Considering Hibernate 3,

I have a parent table, and a child table, linked by a foreign key. I declare a many-to-one association into parent hbm file with a cascade all property. I first persit a parent (save or persist) and it saves a parent and a child. Fine so far. But in another session, i create a new parent object (functionnaly different than the one of the first session) and i make a reference to a new child object (but which is functionnaly the SAME than the one of the first session, and it is a Transient object at this point)

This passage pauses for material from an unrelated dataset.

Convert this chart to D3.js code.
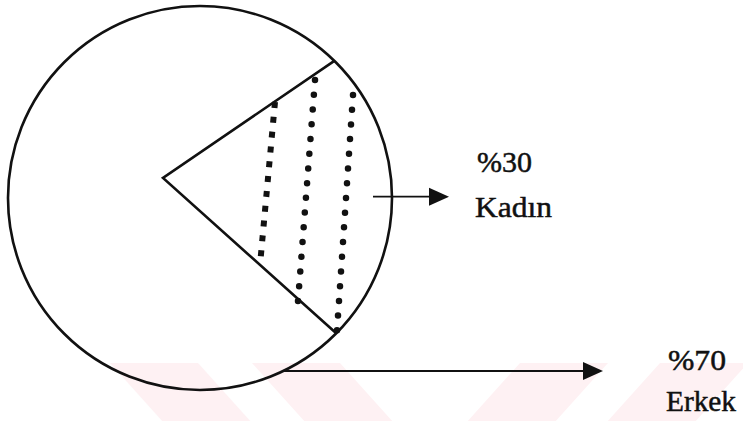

I would like to know if Hibernate may natively support and identify that i am managing the same child (and so do not try to persist it when i save the new parent) or do i have to develop a roundtrip to database and check if the child is already present?

Thanks all

A: 

Hibernate identifies objects by its primary key. So if these two children have the same primary key, which needs to be a business generated key, Hibernate would know that it is the same object. BUT, it still doesn't know if it should perform an update or an insert to the database. You could call merge explicitly on the child, Hibernate will search it in the database, and either create or update it.

BUT, It is not as easy as this:

One problem is the business generated key. It is better to let Hibernate generate surrogate keys.

Another problem is the need to use merge, which must be used always if this class is stored. Consider to remove the cascade, because you have to store it explicitly anyway.

Note that merge returns another instance that needs to be used. (this means: assign the return value of merge to the property of the parent.)

The root problem you've got is that the business logic is creating the same object twice. If you want to reuse an instance that has been created by someone else, you need to get it, either by searching it in the database or by passing it as argument. Try to solve the problem like this before you try any workarounds.